Problem to solve.
Type out every line below exactly as it reads.

Provided data.
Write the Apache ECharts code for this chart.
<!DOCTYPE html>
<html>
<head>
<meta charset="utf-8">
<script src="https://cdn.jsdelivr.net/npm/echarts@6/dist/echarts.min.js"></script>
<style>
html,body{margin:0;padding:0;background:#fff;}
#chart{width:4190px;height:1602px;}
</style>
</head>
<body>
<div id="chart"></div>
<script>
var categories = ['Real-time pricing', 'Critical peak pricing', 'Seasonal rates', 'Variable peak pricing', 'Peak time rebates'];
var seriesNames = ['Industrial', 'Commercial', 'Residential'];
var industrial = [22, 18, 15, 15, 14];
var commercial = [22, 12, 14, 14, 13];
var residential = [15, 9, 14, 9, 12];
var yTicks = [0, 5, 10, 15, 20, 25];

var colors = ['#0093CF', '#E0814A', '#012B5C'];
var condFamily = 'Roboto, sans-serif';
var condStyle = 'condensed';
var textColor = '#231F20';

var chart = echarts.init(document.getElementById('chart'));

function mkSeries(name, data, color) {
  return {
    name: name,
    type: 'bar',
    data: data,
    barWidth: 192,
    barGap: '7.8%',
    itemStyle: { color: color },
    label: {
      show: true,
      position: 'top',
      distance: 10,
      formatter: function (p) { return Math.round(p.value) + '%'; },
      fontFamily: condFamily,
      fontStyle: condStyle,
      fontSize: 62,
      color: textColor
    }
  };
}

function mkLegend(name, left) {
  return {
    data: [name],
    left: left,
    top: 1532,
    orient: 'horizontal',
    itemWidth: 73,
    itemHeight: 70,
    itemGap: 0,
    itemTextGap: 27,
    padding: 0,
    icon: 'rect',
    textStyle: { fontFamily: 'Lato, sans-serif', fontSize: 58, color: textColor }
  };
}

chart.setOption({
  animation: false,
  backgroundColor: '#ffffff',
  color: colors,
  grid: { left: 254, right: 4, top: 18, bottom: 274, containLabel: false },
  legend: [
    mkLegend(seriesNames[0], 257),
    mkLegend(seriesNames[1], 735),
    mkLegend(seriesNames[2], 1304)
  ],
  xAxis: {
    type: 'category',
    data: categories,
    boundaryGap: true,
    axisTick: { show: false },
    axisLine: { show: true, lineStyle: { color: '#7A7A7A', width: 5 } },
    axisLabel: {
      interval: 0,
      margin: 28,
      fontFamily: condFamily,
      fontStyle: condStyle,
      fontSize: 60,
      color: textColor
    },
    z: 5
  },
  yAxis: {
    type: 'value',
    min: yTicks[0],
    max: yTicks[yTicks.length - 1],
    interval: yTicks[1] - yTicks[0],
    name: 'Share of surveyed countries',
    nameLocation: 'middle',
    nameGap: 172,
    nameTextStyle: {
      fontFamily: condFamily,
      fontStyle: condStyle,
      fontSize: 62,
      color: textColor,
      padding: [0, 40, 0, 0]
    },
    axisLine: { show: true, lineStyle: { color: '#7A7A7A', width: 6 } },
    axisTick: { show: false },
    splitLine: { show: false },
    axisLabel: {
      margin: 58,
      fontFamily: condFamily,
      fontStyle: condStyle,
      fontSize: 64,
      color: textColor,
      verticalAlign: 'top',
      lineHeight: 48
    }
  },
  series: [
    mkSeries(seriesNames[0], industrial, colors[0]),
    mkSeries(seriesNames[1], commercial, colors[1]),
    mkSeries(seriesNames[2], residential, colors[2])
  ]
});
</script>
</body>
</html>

Right answer.
Write the Apache ECharts code for this chart.
<!DOCTYPE html>
<html>
<head>
<meta charset="utf-8">
<script src="https://cdn.jsdelivr.net/npm/echarts@6/dist/echarts.min.js"></script>
<style>
html,body{margin:0;padding:0;background:#fff;}
#chart{width:4190px;height:1602px;}
</style>
</head>
<body>
<div id="chart"></div>
<script>
var categories = ['Real-time pricing', 'Critical peak pricing', 'Seasonal rates', 'Variable peak pricing', 'Peak time rebates'];
var seriesNames = ['Industrial', 'Commercial', 'Residential'];
var industrial = [22, 18, 15, 15, 14];
var commercial = [22, 12, 14, 14, 13];
var residential = [15, 9, 14, 9, 12];
var yTicks = [0, 5, 10, 15, 20, 25];

var colors = ['#0093CF', '#E0814A', '#012B5C'];
var condFamily = 'Roboto, sans-serif';
var condStyle = 'condensed';
var textColor = '#231F20';

var chart = echarts.init(document.getElementById('chart'));

function mkSeries(name, data, color) {
  return {
    name: name,
    type: 'bar',
    data: data,
    barWidth: 192,
    barGap: '7.8%',
    itemStyle: { color: color },
    label: {
      show: true,
      position: 'top',
      distance: 10,
      formatter: function (p) { return Math.round(p.value) + '%'; },
      fontFamily: condFamily,
      fontStyle: condStyle,
      fontSize: 62,
      color: textColor
    }
  };
}

function mkLegend(name, left) {
  return {
    data: [name],
    left: left,
    top: 1532,
    orient: 'horizontal',
    itemWidth: 73,
    itemHeight: 70,
    itemGap: 0,
    itemTextGap: 27,
    padding: 0,
    icon: 'rect',
    textStyle: { fontFamily: 'Lato, sans-serif', fontSize: 58, color: textColor }
  };
}

chart.setOption({
  animation: false,
  backgroundColor: '#ffffff',
  color: colors,
  grid: { left: 254, right: 4, top: 18, bottom: 274, containLabel: false },
  legend: [
    mkLegend(seriesNames[0], 257),
    mkLegend(seriesNames[1], 735),
    mkLegend(seriesNames[2], 1304)
  ],
  xAxis: {
    type: 'category',
    data: categories,
    boundaryGap: true,
    axisTick: { show: false },
    axisLine: { show: true, lineStyle: { color: '#7A7A7A', width: 5 } },
    axisLabel: {
      interval: 0,
      margin: 28,
      fontFamily: condFamily,
      fontStyle: condStyle,
      fontSize: 60,
      color: textColor
    },
    z: 5
  },
  yAxis: {
    type: 'value',
    min: yTicks[0],
    max: yTicks[yTicks.length - 1],
    interval: yTicks[1] - yTicks[0],
    name: 'Share of surveyed countries',
    nameLocation: 'middle',
    nameGap: 172,
    nameTextStyle: {
      fontFamily: condFamily,
      fontStyle: condStyle,
      fontSize: 62,
      color: textColor,
      padding: [0, 40, 0, 0]
    },
    axisLine: { show: true, lineStyle: { color: '#7A7A7A', width: 6 } },
    axisTick: { show: false },
    splitLine: { show: false },
    axisLabel: {
      margin: 58,
      fontFamily: condFamily,
      fontStyle: condStyle,
      fontSize: 64,
      color: textColor,
      verticalAlign: 'top',
      lineHeight: 48
    }
  },
  series: [
    mkSeries(seriesNames[0], industrial, colors[0]),
    mkSeries(seriesNames[1], commercial, colors[1]),
    mkSeries(seriesNames[2], residential, colors[2])
  ]
});
</script>
</body>
</html>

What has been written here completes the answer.